On 26 April 2018, The Irish Times published an article about a joint mapping exercise carried out by the governments on both sides of the Irish border, in an attempt to agree on the numbers of crossings. It reported that officials had identified 208 “roads, paths and dirt tracks”.
In March 2018, the Northern Ireland Affairs Committee of the UK government published a report into the land border between Northern Ireland and Ireland. It states: “The land border is 310 miles long with over 200 formal crossing points and probably the same number again of informal crossing points”.
The Irish Central Border Area Network (ICBAN) is a partnership of local authorities from both sides of the border. It was established in 1995 to promote cross-border co-operation and communication at a local government level on common regional development concerns. Joanne Breen, executive assistant at ICBAN, said they have previously referenced around 300 crossing points in media and discussions on the subject.
A project called Border Roads to Memories and Reconciliation has an interactive website that shows 205 border crossings. The project has been interviewing people on both sides of the border since 2012. It is managed by Latton Resource Centre in Castleblayney in County Monaghan and funded by the European Union’s PEACE III Programme, managed by the Special EU Programmes Body.
In 2017, Dr Garrett Carr, a lecturer in the School of Arts, English and Languages at Queen’s University, Belfast, published The Rule of the Land. He wrote this memoir after walking and canoeing the entire border. He also drew maps of the areas he passed through. He was primarily interested in the unofficial improvised crossings. His Map of Connections shows 77 such crossings. He says: “During many surveys I discovered that the Irish border is often perforated. Gates are set in hedgerows for the convenience of farmers, stepping stones and community-built bridges span rivers, walkers’ routes and muddy by-ways go wherever they please. These kinds of connections have always been there, although I think it’s fair to say that their numbers have increased during the peace process.”

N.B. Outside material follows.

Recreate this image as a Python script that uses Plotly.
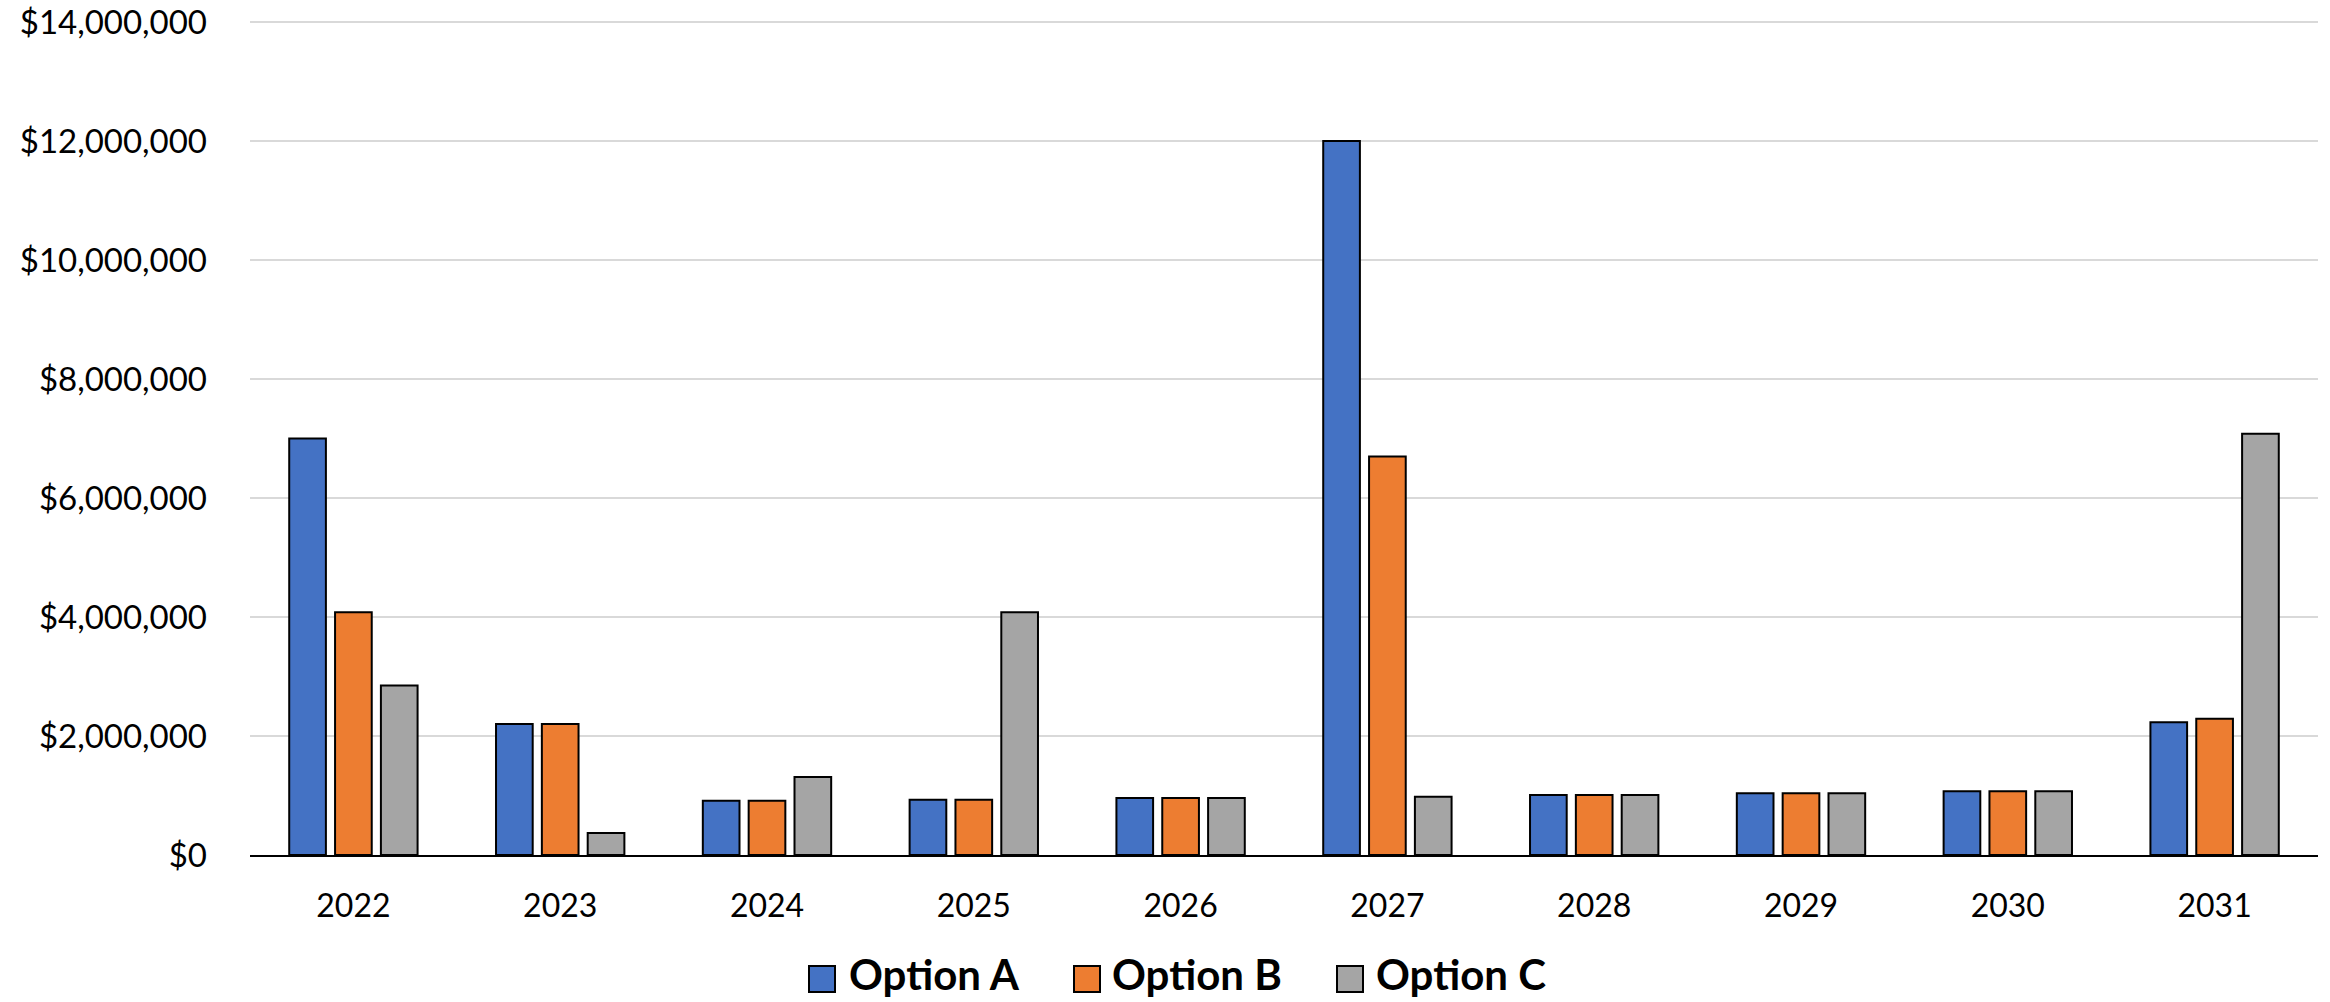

In response to a question from FactCheckNI, a spokesperson for the Department for Infrastructure in Northern Ireland said: “The Department for Infrastructure has been working with the Department for Transport, Tourism and Sport to carry out a mapping exercise to map exactly where the Northern Ireland road network crosses the border. This work is nearing completion and it is hoped the final report will be published soon. We have identified 208 border crossing points.”
A previous version of this article stated that the Border Roads to Memories and Reconciliation has an interactive website that shows 275 border crossings; the correct figure is 205.